- Summary:
- PayPal stock price crashed by more than 5% on Wednesday. The drop happened after Bloomberg reported that it was in talks to buy Pinterest.
The PayPal stock price crashed by more than 5% on Wednesday. The drop happened after Bloomberg reported that the company was in talks to acquire Pinterest. The PYPL stock is trading at $258, which is about 16% below its year-to-date high.
PayPal and Pinterest Merger?
In a report on Wednesday, Bloomberg said that PayPal was in talks to acquire Pinterest, a social media company. The report said that the two were talking about a purchase at $70 per share, which would value Pinterest at more than $35 billion.
In a separate report, the Financial Times said that the price could be significantly higher than that and would value Pinterest at $45 billion. The Pinterest stock price soared after the deal was announced.
Still, analysts are confused about the reasons for this acquisition since potential synergies will be limited. For one, PayPal is a fintech company while Pinterest is a social media company. Besides, Pinterest was valued at about $10 billion when it went public in 2019.
In most cases, overpaying for a company is usually a good thing. However, in this case, PayPal will be buying a company that has recently lost momentum. User growth has even slowed. At the same time, Pinterest, like all social media companies is seeing some regulatory challenges.
In a note, analyst Andrew Jeffrey of Truist said that the deal made no sense. He added that the purchase would be an “act of desperation” as PayPal’s business slows. Its Venmo boost has faded and is seeing strong competition from the likes of Square and Wise. He wrote:
“We are perplexed by this potential transaction, and see little or no strategic rationale. In many ways, we believe a PayPal/Pinterest combination would be reminiscent of PayPal’s historical eBAY relationship, the unwind of which created significant shareholder value.”

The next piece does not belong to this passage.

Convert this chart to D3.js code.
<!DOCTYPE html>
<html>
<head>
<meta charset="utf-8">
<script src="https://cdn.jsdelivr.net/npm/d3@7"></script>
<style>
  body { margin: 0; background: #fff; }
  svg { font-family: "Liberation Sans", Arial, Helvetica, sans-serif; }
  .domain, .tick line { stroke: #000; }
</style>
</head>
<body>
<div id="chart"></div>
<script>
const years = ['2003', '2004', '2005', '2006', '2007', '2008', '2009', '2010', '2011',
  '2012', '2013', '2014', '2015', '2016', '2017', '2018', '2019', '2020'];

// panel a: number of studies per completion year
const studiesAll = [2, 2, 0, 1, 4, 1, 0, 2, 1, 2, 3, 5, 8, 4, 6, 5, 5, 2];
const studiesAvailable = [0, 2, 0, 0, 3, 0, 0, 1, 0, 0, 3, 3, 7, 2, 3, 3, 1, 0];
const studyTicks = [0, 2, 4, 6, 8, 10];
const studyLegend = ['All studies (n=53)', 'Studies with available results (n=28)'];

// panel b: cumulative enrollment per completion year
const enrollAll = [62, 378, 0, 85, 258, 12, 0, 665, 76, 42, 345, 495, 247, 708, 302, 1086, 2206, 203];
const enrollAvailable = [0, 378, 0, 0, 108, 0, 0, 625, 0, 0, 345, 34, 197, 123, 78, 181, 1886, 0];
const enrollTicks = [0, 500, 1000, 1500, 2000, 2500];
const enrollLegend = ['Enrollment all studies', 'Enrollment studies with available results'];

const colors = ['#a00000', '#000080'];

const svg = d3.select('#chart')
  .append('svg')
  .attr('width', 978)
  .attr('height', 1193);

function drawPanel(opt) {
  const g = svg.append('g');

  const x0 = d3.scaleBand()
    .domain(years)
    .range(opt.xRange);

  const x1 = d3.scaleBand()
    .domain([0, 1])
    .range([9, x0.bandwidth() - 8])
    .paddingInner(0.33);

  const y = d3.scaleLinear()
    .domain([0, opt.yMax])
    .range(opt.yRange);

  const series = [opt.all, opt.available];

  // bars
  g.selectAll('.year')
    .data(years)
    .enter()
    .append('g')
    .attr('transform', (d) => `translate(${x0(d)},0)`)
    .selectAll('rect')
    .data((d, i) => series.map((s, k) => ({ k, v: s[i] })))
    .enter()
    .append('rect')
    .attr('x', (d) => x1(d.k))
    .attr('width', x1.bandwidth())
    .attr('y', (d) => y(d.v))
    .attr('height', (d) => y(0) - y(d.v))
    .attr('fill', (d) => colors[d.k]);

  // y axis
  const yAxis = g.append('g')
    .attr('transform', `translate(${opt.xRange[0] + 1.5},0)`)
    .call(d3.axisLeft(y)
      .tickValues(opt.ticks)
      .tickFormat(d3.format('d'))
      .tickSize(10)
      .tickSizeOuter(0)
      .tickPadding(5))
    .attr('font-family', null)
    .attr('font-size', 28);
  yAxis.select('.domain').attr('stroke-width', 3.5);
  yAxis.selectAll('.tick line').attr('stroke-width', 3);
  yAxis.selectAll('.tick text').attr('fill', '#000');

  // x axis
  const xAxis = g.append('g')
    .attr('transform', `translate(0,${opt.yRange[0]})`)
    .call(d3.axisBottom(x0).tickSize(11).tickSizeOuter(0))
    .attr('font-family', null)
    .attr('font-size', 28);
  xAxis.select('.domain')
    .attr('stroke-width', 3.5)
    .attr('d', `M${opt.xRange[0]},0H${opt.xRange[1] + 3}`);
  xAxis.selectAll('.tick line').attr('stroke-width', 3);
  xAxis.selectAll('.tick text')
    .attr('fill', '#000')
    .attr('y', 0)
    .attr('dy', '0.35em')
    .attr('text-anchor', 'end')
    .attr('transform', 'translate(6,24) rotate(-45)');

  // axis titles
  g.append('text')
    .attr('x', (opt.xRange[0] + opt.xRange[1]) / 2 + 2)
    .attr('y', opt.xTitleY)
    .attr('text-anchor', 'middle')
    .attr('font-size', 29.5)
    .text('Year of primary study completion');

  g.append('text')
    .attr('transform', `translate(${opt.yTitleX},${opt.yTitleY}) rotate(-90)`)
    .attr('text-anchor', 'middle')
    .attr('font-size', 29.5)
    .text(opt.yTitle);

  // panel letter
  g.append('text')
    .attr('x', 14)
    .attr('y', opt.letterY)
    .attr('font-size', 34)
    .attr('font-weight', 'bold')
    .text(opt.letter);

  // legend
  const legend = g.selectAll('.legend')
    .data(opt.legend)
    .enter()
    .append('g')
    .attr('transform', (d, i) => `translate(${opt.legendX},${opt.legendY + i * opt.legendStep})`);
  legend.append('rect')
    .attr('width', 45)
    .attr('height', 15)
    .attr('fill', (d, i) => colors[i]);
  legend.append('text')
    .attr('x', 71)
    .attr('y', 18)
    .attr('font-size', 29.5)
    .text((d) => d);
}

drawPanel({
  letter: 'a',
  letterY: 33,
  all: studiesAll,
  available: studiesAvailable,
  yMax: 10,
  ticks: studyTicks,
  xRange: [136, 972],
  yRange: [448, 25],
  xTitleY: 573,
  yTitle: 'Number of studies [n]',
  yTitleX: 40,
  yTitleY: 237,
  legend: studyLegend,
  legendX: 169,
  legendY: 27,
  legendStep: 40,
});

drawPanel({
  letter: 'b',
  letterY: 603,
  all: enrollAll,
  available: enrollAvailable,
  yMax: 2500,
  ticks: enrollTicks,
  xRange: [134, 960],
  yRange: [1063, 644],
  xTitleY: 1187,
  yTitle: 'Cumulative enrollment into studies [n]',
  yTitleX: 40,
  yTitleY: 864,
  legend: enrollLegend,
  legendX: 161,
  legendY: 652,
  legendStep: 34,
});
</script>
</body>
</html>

PayPal stock price forecast
The PayPal stock price has been in a difficult position recently. The stock has crashed by 18% from its highest level this year. The stock has struggled to move above the key resistance at $310. It has also moved below the 25-day and 50-day moving averages. Notably, it also seems like it is forming a head and shoulders pattern.
Therefore, there is a likelihood that the PYPL stock will stage a major decline as traders wait for its coming earnings. The bearish view will be invalidated if the stock moves above $273.